Parameter Data Warehouse Data Mart
Usage It is used to handle high volumes of data and large data sets. Everyone in an organization can access it, and it's often used for business intelligence purposes, such as reporting and analytics. It is used for one specific department or subject area, such as marketing or sales. It can also be accessed by other departments who need access to part of the data that's stored in the mart but not all of it.
Objective To provide an accurate picture of the business at any given point in time. It does this by providing users with access to all of their company's most important information in one place so that they can make informed decisions about their organization's future direction. It focuses on providing access to only those pieces of information that are relevant to its particular department or team — for example, marketing or sales — rather than all facets of the organization as a whole.
Designing It is designed to answer multiple questions across different departments and can be used as an ongoing solution. It is designed to answer a specific question or solve a specific problem and can be used as a temporary solution.
Data Type It contains multiple schemas (multi-schema model) that represent separate views at once. It contains a single schema (single-schema model) that represents all views at once
Time to implement It is a complex system that can take months or even years to design and implement. It is typically much simpler, taking only weeks or months to develop.
Cost It is built on an enterprise-wide scale, so it has higher overhead costs compared with a smaller, more specialized project. They are much cheaper because they focus on specific areas within an organization.
Size It is used to store a large volume of data and it is capable of processing large amounts of data at one time. It can also be used for historical analysis and trend analysis of data over some time. It can only handle small volumes of data, and it may not be able to perform complex analyses on this stored information.
Scope It is designed to store all business information over an extended period with an eye toward historical analysis. It has a narrower focus; it may contain current or historical records related to a specific function or department within the company.
Source It can only be built using SAP or Oracle databases because the design and implementation of these two applications are based on their respective relational database management systems (R犀利士
DBMS).
It can be built using different types of data sources such as OLTP databases, operational data stores, and other specialized databases. In addition, they can also be created using both structured and unstructured data sources such as emails and documents.
Storage Location It is stored in its dedicated database, which means that all of the information from different sources is consolidated into one place for easy access. It is stored alongside other databases within the company's IT infrastructure — it doesn't have its database like a DW does — so there may be some overlap between marts if they're sharing space in the same database server(s).
Reporting requirements It is used for reporting purposes and to provide an overview of your entire business operation. It is used for reporting purposes at a more detailed level within each department or function within an enterprise.
Complexity It may include tens or even hundreds of different databases that must be integrated into one coherent whole so they can be queried together as if they were one database. It often consists of just one or two related databases — because they don't need this level of integration to achieve their goals.

Data Warehouse Use Cases

Salesforce: Salesforce is a SaaS application that provides customer relationship management (CRM), sales force automation (SFA), and enterprise cloud computing services. Salesforce uses multiple data warehouses for its operations.

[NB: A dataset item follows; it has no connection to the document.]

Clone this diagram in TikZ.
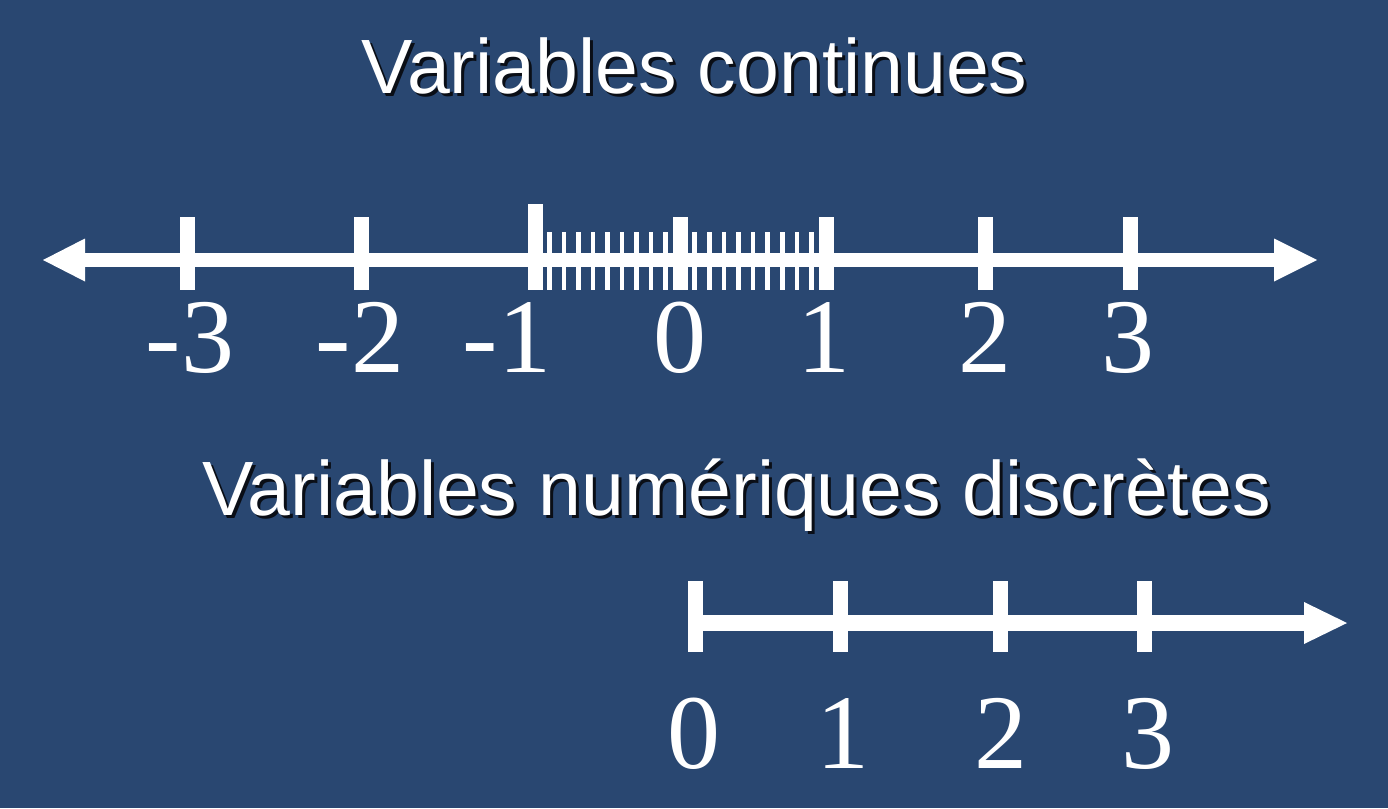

Organizations use data warehouses in three main ways:

Business Intelligence Analysis: Business intelligence tools are used by executives and managers to analyze large amounts of data and make strategic decisions based on those insights. They can also monitor KPIs or other performance metrics over time so that companies know whether they're doing well financially or need to adjust their strategy.

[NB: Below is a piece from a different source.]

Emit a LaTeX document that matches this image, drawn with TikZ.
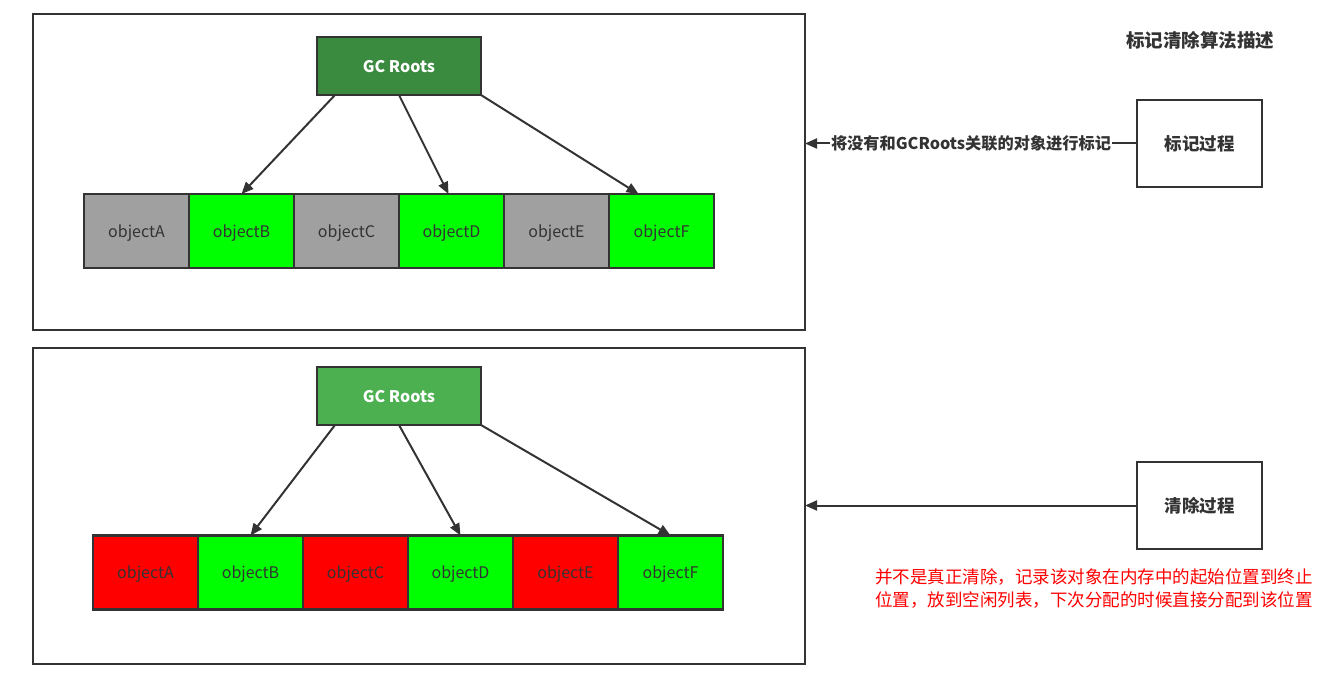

  • Data Warehousing: Data warehousing involves storing large amounts of structured data so it can be accessed later for reporting purposes or for creating more sophisticated reports than would otherwise be possible with OLTP databases alone.
  • Reporting and Analysis: Data warehouses are used for offline analysis and reporting. They store large amounts of historical data that can be used to generate reports and perform complex analyses. For example, a company may want to compare its sales figures from the last five years to see which regions have had the highest growth, or it may want to determine what products sell best during certain seasons or at certain times of the year. Data warehouses make it possible to answer these types of questions by using their large amounts of historical data.
  • Predictive Analysis: Data warehousing allows organizations to use predictive analysis to analyze their current business processes as well as past trends and events to predict what will happen in the future. This helps them anticipate problems before they arise and take steps to prevent them from occurring in the first place. It can also help them plan for future needs by identifying trends that indicate how customers may behave or what new products or services could be offered.
  • Content Management: Many organizations store content such as articles, blog posts and videos in their data warehouses instead of dedicated content management systems like SharePoint or Drupal because these systems don't scale well enough for large numbers of items (such as millions of blog posts).

Data Mart Use Cases

A data mart can serve as a source for real-time analytics, reporting, and dashboards. It allows for an organization to analyze its data in isolation from other enterprises. Data marts are commonly used when there is a need to analyze specific business units or departments within an enterprise. This could include sales, marketing, finance, and human resources among others.

They are useful for many business purposes, including operational reporting, analysis, and decision support. They're also useful for separating sensitive data from less-sensitive data (for example, credit card numbers).

The most common use cases for data marts include:

Business process optimization: Data marts are used to support business processes such as order entry, inventory management, or customer service. These processes often require specialized reports on the data that is needed to run them. These reports may not be relevant to other business units or departments within the organization.

Specific business functions: Data marts are also used to support specific business functions such as finance and sales and AI-powered marketing. These functions often require reports on their own unique data sets that are not relevant to other departments or functions within the organization.

Departmental needs: Each department may have its own needs for data analysis, reporting, and analysis tools. For example, the human resources department may want access to employee statistics so they can create new benefits programs for employees; however, this information does not need to be available across all departments in the company. 

Conclusion

The key difference between a data warehouse and a data mart is the scale. A data warehouse stores an entire organization's information in one place, while a data mart is a subset of data from a data warehouse specific to a business function. Both are important to businesses, but as your business grows, upgrading your setup and putting some of your information into a data mart rather than relying on a full-scale data warehouse is wise.

The lesson learned here is that while both data warehouses and data marts serve a valuable purpose in the business world, choosing which is right for your specific needs is important. 

Hopefully, you know more about data warehouse vs. data mart than you did when reading this post.